Ab jetzt musst du warten, wie der Händler antwortet. Im Idealfall nimmt er sich der Sache zeitnah an und kommt seiner Pflicht zur Nacherfüllung nach. Wenn die gesetzte Frist abgelaufen ist und der Händler den Sachmangel nicht behoben hat oder gar nicht erst reagiert hat, kannst du dich als Kunde auf deine Sekundärrechte berufen. Du kannst ggf. den Kaufpreis mindern, vom Vertrag zurücktreten oder Schadenersatz geltend machen.
Darf ich falsch gelieferte Ware behalten?
Ein 300-Euro-Fahrrad bestellt und ein 3000-Euro-Fahrrad bekommen? Da liegt es ja nahe, einfach die Füße stillzuhalten und das teure Bike zu behalten. Rechtsanwalt Hirschmeier erklärt, dass so etwas unter Umständen sogar geht: "Niemand ist per se verpflichtet die falsch gelieferte Ware in jedem Fall zurückzugeben. Vorausgesetzt, der Käufer meldet sich nicht direkt und fordert das Fahrrad heraus oder es liegt ein offensichtlicher Irrtum vor (z.B. falscher Name). Hat der Verkäufer aber bewusst das höherwertige Fahrrad zur Erfüllung seiner Verpflichtung geschickt, dann führt die Nutzung und das Akzeptieren dieses Fahrrads zu einer stillschweigenden Vertragsanpassung mit der Folge, dass das Rad behalten werden darf."

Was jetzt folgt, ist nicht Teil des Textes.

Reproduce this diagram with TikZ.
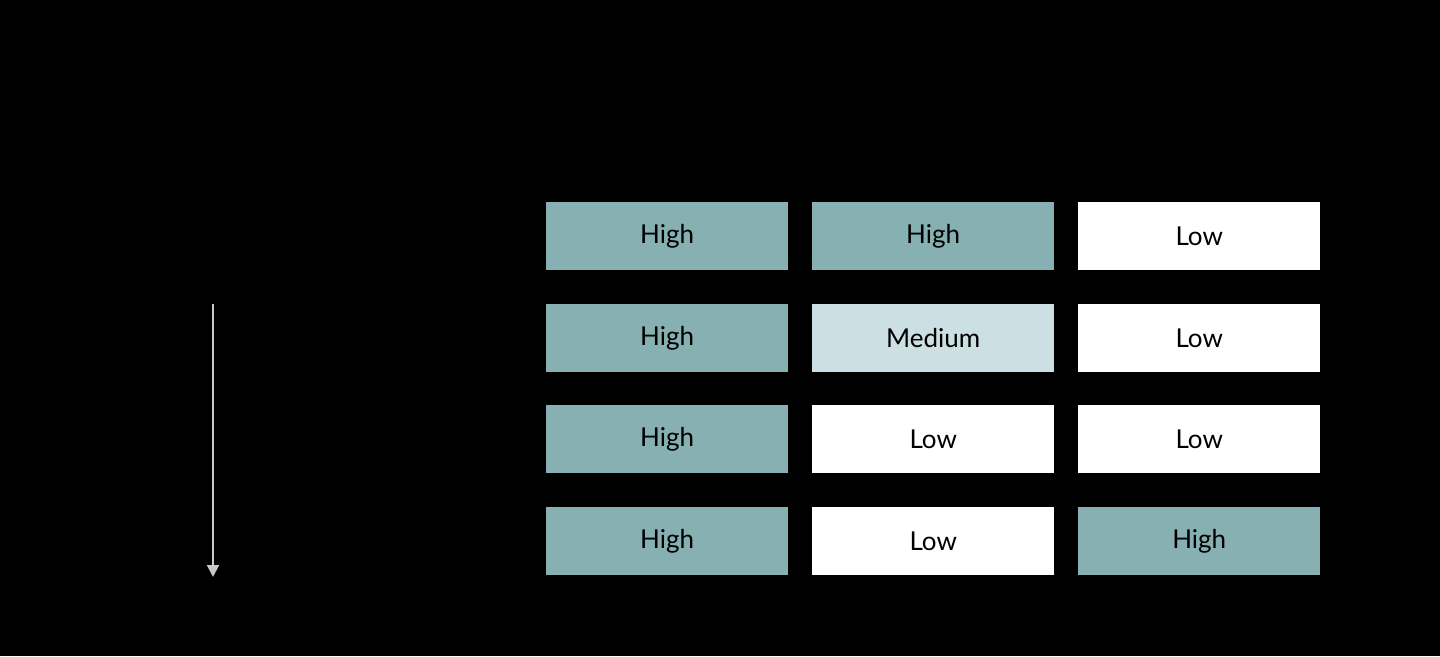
\documentclass[tikz,border=0pt]{standalone}
\usepackage{fontspec}
\setmainfont{Lato}
\usetikzlibrary{arrows.meta}
\definecolor{hi}{HTML}{86B0B1}
\definecolor{me}{HTML}{CCE0E3}
\definecolor{arr}{HTML}{C8C8C8}
\begin{document}
\begin{tikzpicture}[x=1pt,y=-1pt,
  cell/.style={minimum width=242pt,minimum height=68pt,inner sep=0pt,anchor=north west,font=\fontsize{26}{30}\selectfont,text=black},
  H/.style={cell,fill=hi}, M/.style={cell,fill=me}, L/.style={cell,fill=white}]
\fill[black] (0,0) rectangle (1440,656);
\useasboundingbox (0,0) rectangle (1440,656);
\node[H] (a1) at (546,202) {High};
\node[H] (a2) at (812,202) {High};
\node[L] (a3) at (1078,202) {Low};
\node[H] (b1) at (546,304) {High};
\node[M] (b2) at (812,304) {Medium};
\node[L] (b3) at (1078,304) {Low};
\node[H] (c1) at (546,405) {High};
\node[L] (c2) at (812,405) {Low};
\node[L] (c3) at (1078,405) {Low};
\node[H] (d1) at (546,507) {High};
\node[L] (d2) at (812,507) {Low};
\node[H] (d3) at (1078,507) {High};
\coordinate (s) at (213,304);
\coordinate (e) at (213,577);
\draw[arr,line width=2pt,-{Triangle[length=12pt,width=12pt]}] (s) -- (e);
\end{tikzpicture}
\end{document}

Bei krassen Unterschieden hinsichtlich der Wertigkeit oder des Modells sollte aber – allein um Klarheit herbeizuführen sicherheitshalber nachgefragt werden. Fällt der Irrtum beim Händler später auf kann dieser unter bestimmten Umständen doch noch eine Herausgabe verlangen.